BBM juga dapat dinikmati dengan harga yang seragam di daerah-daerah terpencil dan terpelosok dengan kebijakan satu harga, walaupun pasokan tidak sepenuhnya stabil. Sejak September 2018, kebijakan B20 mulai berjalan dan selama tiga bulan berhasil mensubstitusi 1,6 juta kiloliter minyak diesel dan mengurangi impor BBM. Di sisi hulu migas, Reserve Replacement Ratio (RRR) mencapai 105% pada akhir 2018 dari 5 persetujuan Plan of Development (POD) migas.
Untuk sektor pertambangan, pemantauan dan pengawasan kegiatan produksi mineral diharapkan menjadi lebih baik dengan Minerba Online Monitoring System (MOMS). Pengolahan hilir minerba juga diharapkan membaik dengan pembangunan sembilan smelter baru sejak 2015 hingga 2018. PT Inalum juga berhasil melakukan akuisisi 51% saham Freeport Indonesia dan mendapatkan kontrol terhadap pengelolaan tambang yang dikuasai oleh Freeport McMoran selama hampir 50 tahun.
Berbagai keberhasilan pemerintah Jokowi-JK yang dicapai dalam empat tahun terakhir masih menyisakan berbagai tantangan dan pekerjaan rumah yang tersisa, baik di sektor migas, minerba, listrik dan energi terbarukan.
Salah satu tantangan terbesar adalah intepretasi dan pengejawantahan slogan “energi berkeadilan” yang hasilnya justru melemahkan melumpuhkan usaha-usaha penguatan pasokan energi di hulu, baik migas maupun kelistrikan, serta memperburuk iklim investasi. Oleh karena itu perlu intepretasi yang lebih cerdas terhadap penerapan slogan tersebut melalui dukungan kebijakan dan regulasi serta strategi yang lebih cost-effective, dan memberikan dukungan iklim usaha yang positif dalam jangka panjang.
Dalam hal penyediaan BBM, salah satu cara adalah merealisasikan pembangunan dan operasionalisasi kilang-kilang mini di berbagai daerah pelosok Indonesia yang mempunyai atau dekat dengan area sumberdaya/cadangan minyak bumi tanpa harus menargetkan bagian negara dari pengusahaan tersebut yang selama ini menghambat pelaksanaannya. Dengan demikian harga BBM di pelosok-pelosok itu akan lebih murah atau relatif sama dengan yang ada di pulau Jawa karena pasokan dari kilang-kilang mini terdekatnya.

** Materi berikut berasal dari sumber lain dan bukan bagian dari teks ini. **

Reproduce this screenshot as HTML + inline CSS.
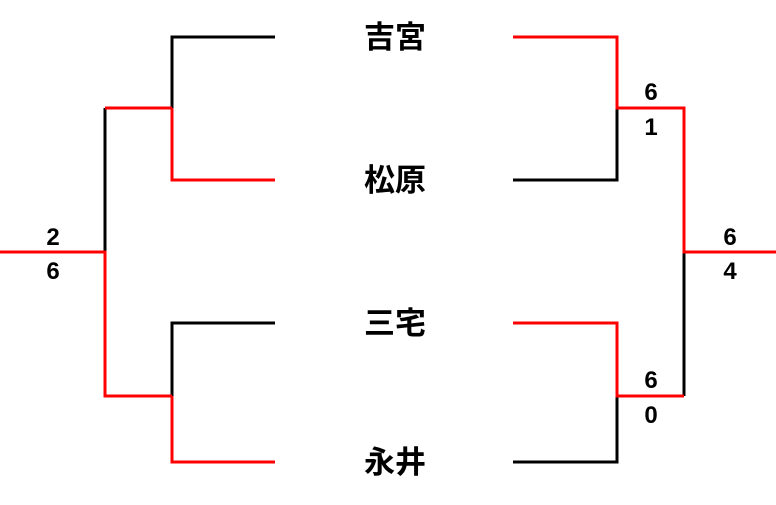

Dalam bidang kelistrikan, diperlukan kombinasi solusi pembangunan sistem on-grid dan off-grid berdasarkan keekonomian dan pemanfaatan energi terbarukan setempat (surya, angin, biomassa) dengan teknologi terkini untuk penyediaan listrik. Hal ini menjadi solusi, sekaligus dapat menekan konsumsi bahan bakar minyak serta meningkatkan kehandalan pasokan listrik yang lebih berkualitas.
Indonesia Mining and Energy Forum (IMEF) berpandangan, berbagai tantangan dan pekerjaan rumah tersebut perlu mendapatkan prioritas untuk diselesaikan di 2019 dan sesudahnya dalam rangka membangun energi dan pertambangan Indonesia yang berdaulat, berdaya saing, berkelanjutan dan memberikan manfaat yang sebesar-besarnya bagi seluruh rakyat Indonesia.

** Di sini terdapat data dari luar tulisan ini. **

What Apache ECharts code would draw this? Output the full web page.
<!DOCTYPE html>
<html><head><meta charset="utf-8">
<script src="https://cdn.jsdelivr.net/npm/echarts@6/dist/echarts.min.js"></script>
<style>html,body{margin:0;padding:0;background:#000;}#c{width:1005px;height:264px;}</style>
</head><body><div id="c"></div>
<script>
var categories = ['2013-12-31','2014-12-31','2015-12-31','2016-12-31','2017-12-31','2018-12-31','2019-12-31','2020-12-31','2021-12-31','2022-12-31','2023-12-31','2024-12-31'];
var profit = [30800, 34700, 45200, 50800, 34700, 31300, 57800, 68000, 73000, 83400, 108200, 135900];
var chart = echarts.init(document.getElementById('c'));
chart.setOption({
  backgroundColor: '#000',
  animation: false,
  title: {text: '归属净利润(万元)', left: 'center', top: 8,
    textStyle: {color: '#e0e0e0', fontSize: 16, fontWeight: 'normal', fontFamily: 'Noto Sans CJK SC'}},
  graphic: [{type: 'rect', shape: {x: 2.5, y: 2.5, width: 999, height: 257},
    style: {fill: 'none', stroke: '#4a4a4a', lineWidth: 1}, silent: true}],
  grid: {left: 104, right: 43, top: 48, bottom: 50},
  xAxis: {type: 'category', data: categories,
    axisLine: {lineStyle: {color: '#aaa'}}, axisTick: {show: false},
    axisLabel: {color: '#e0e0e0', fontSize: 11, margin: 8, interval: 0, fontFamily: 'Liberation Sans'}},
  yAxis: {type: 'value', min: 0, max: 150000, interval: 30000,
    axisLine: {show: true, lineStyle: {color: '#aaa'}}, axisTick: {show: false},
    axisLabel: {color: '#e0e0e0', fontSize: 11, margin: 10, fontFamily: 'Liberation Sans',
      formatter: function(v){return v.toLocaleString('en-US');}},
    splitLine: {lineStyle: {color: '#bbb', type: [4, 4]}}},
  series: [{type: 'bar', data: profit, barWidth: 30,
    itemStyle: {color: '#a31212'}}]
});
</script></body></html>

Berbagai pekerjaan rumah tersebut antara lain:
SEKTOR MIGAS
1. RUU Migas dan RUU Minerba adalah pekerjaan rumah yang belum dituntaskan oleh DPR dan pemerintah. Kedua RUU ini telah berkali-kali masuk dalam Prolegnas tapi tidak kunjung diselesaikan. RUU Migas mulai disusun sejak 2006 tetapi pembahasannya selalu mandek dan hingga akhir 2018 ini pembahasan resmi antara pemerintah dan DPR belum dilakukan. Demikian juga RUU Minerba yang telah dibahas sejak 2015 tapi belum dibahas resmi antara pemerintah dan DPR. DPR dan pemerintah secara bersama-sama perlu memperkuat komitmen politik dan bekerja keras untuk menyelesaikan kedua RUU tersebut dengan memperhatikan pandangan dan masukan dari masyarakat dan para pemangku kepentingan.